● **PROBLEM TO WORK ON**:
Your task is to write out only the lines running from the line with "Clone this chart in matplotlib." to the line with "ax = fig.add_axes([0.158, 0.386, 0.835, 0.595])", both ends kept, with no images.

● **LISTED RECORDS**:
######
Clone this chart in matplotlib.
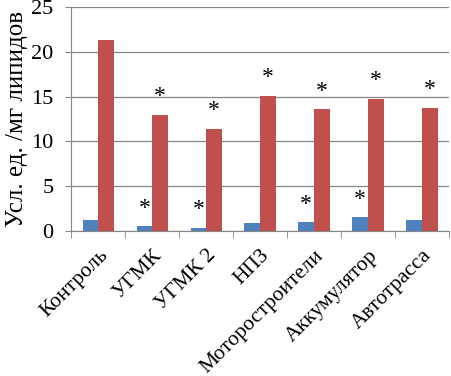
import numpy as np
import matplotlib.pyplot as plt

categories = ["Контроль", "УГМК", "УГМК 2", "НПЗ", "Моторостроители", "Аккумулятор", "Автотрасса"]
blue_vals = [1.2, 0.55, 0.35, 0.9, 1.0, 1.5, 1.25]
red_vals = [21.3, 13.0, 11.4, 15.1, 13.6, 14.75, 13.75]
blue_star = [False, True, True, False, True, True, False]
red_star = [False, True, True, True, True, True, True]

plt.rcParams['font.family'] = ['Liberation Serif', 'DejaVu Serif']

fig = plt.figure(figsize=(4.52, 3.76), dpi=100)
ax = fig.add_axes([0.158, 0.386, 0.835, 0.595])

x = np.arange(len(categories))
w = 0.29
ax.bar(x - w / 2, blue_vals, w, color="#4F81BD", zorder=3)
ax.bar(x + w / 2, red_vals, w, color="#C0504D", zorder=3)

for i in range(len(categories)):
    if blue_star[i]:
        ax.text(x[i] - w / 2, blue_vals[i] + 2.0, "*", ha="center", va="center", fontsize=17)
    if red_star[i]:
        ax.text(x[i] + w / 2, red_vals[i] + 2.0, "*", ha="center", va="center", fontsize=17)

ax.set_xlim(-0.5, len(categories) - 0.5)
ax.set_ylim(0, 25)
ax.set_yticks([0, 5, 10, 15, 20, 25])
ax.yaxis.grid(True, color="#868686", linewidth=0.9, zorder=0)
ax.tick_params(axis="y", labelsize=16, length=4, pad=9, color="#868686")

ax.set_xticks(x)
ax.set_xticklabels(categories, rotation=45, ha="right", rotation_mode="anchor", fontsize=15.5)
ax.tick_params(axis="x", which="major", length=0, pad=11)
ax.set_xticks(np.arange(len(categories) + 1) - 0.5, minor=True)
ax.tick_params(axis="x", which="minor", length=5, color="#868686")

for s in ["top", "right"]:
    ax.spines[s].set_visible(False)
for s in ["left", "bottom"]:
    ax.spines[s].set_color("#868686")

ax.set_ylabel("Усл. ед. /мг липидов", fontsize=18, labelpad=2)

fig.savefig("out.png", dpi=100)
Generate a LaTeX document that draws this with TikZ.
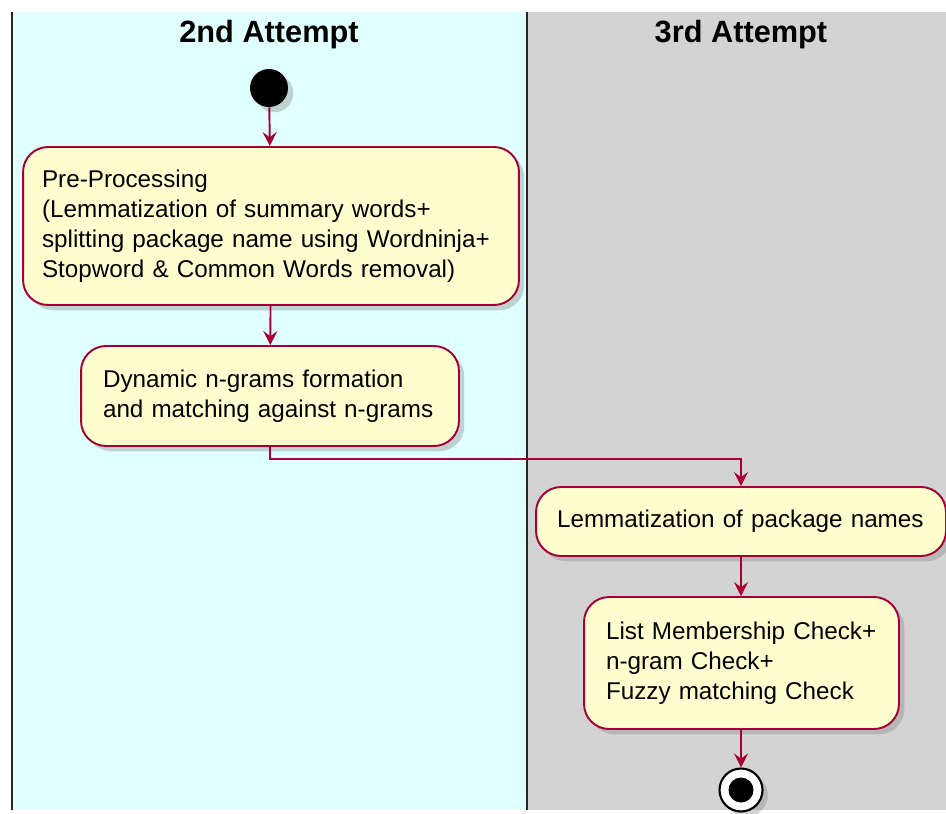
######
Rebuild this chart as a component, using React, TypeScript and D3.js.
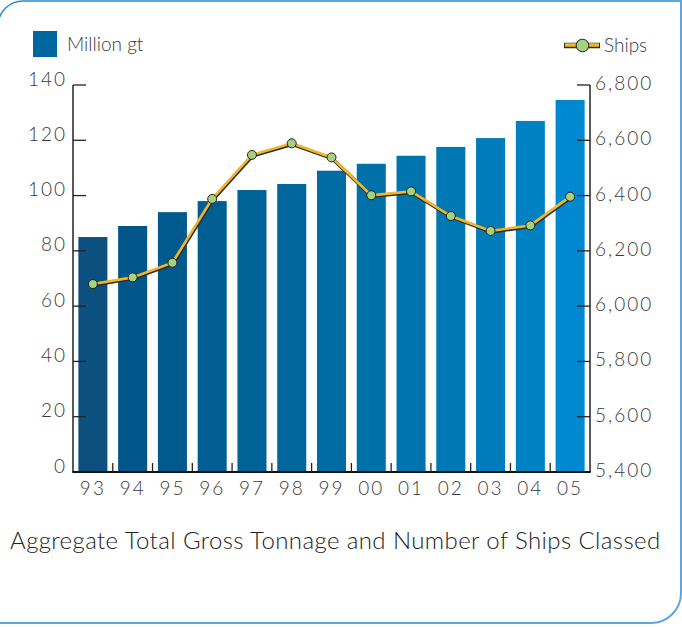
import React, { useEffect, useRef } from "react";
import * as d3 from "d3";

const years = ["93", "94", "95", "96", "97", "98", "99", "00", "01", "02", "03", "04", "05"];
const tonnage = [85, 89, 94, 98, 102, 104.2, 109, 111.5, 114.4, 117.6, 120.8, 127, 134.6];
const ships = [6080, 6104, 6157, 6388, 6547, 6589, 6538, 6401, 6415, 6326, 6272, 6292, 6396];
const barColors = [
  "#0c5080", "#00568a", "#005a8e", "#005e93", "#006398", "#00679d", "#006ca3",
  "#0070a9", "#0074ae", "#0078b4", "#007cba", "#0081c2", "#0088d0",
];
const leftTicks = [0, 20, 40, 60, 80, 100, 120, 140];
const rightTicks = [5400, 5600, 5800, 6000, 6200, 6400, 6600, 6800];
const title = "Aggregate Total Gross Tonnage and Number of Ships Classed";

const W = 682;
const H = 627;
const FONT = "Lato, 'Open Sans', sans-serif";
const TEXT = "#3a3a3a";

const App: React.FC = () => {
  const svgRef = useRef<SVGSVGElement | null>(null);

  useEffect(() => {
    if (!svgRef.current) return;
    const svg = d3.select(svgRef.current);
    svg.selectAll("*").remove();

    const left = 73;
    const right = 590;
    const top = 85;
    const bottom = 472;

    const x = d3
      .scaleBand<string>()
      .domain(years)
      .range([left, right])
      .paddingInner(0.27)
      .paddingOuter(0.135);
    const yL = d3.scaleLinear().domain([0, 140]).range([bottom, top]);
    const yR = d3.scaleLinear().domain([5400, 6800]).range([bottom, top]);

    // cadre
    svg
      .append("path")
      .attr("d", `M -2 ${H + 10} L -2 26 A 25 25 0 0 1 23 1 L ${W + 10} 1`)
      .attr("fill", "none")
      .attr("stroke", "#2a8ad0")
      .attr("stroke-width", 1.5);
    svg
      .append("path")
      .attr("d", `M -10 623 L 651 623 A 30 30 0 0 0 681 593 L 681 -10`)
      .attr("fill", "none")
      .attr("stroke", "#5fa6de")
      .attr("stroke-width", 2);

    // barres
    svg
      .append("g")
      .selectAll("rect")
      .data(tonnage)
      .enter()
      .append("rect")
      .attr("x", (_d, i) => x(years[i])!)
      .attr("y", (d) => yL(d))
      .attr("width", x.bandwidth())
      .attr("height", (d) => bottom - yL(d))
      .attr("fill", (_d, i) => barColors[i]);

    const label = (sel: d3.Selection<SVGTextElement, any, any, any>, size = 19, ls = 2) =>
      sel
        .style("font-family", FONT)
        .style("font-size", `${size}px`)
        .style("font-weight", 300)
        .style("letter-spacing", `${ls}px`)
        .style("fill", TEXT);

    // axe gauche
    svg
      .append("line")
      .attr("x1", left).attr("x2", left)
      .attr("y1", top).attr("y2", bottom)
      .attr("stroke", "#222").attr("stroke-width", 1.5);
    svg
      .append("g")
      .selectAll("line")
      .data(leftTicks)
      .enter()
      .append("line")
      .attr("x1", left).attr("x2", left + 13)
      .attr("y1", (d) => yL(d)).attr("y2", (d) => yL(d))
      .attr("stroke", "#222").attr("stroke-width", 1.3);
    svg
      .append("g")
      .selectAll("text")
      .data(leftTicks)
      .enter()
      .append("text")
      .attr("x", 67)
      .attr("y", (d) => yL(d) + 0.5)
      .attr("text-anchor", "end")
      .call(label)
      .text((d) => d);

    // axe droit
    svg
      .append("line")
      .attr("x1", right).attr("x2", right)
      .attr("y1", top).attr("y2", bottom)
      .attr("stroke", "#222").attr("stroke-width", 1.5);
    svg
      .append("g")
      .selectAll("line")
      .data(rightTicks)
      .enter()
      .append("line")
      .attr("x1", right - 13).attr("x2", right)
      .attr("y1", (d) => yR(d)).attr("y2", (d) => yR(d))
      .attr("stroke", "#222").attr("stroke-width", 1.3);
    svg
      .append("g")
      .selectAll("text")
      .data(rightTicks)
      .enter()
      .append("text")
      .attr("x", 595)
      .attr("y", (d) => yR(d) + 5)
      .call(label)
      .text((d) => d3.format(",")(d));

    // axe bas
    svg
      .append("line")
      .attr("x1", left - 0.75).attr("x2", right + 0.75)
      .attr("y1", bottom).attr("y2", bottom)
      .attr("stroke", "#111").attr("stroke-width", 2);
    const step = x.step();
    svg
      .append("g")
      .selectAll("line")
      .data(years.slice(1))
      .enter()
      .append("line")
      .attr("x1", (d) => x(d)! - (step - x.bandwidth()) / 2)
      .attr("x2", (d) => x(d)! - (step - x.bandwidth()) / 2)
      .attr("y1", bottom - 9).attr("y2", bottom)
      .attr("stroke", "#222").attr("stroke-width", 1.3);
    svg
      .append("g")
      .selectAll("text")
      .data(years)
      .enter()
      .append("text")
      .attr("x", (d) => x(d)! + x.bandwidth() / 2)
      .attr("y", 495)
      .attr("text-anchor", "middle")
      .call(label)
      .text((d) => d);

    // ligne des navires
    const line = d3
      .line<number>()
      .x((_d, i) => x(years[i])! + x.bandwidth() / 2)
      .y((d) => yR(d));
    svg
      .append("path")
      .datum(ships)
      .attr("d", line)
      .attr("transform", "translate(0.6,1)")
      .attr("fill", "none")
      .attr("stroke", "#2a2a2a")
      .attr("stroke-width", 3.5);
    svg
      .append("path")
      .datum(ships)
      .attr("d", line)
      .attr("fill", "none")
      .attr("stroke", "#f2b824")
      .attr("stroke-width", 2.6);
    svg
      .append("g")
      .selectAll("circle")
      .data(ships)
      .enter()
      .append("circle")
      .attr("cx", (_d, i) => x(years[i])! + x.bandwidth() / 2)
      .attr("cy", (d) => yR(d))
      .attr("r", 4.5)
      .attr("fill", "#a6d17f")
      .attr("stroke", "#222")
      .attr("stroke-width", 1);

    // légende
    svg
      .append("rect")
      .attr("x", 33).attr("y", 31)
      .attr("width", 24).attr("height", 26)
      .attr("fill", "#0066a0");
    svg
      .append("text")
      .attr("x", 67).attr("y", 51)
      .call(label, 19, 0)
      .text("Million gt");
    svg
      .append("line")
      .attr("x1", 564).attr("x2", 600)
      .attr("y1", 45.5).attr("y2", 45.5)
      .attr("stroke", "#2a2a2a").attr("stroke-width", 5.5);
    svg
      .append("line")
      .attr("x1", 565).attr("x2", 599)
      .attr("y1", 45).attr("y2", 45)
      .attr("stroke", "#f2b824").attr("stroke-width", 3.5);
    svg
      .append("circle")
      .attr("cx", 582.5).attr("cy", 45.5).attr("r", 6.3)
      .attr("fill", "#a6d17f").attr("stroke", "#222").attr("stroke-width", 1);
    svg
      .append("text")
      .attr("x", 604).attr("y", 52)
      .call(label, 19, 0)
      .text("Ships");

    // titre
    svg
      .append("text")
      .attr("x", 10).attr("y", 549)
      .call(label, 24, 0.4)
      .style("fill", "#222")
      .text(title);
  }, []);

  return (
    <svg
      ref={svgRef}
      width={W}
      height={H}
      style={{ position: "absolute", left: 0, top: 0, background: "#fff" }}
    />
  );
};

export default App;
######
● **EXERCISE ANSWER**:
Clone this chart in matplotlib.
import numpy as np
import matplotlib.pyplot as plt

categories = ["Контроль", "УГМК", "УГМК 2", "НПЗ", "Моторостроители", "Аккумулятор", "Автотрасса"]
blue_vals = [1.2, 0.55, 0.35, 0.9, 1.0, 1.5, 1.25]
red_vals = [21.3, 13.0, 11.4, 15.1, 13.6, 14.75, 13.75]
blue_star = [False, True, True, False, True, True, False]
red_star = [False, True, True, True, True, True, True]

plt.rcParams['font.family'] = ['Liberation Serif', 'DejaVu Serif']

fig = plt.figure(figsize=(4.52, 3.76), dpi=100)
ax = fig.add_axes([0.158, 0.386, 0.835, 0.595])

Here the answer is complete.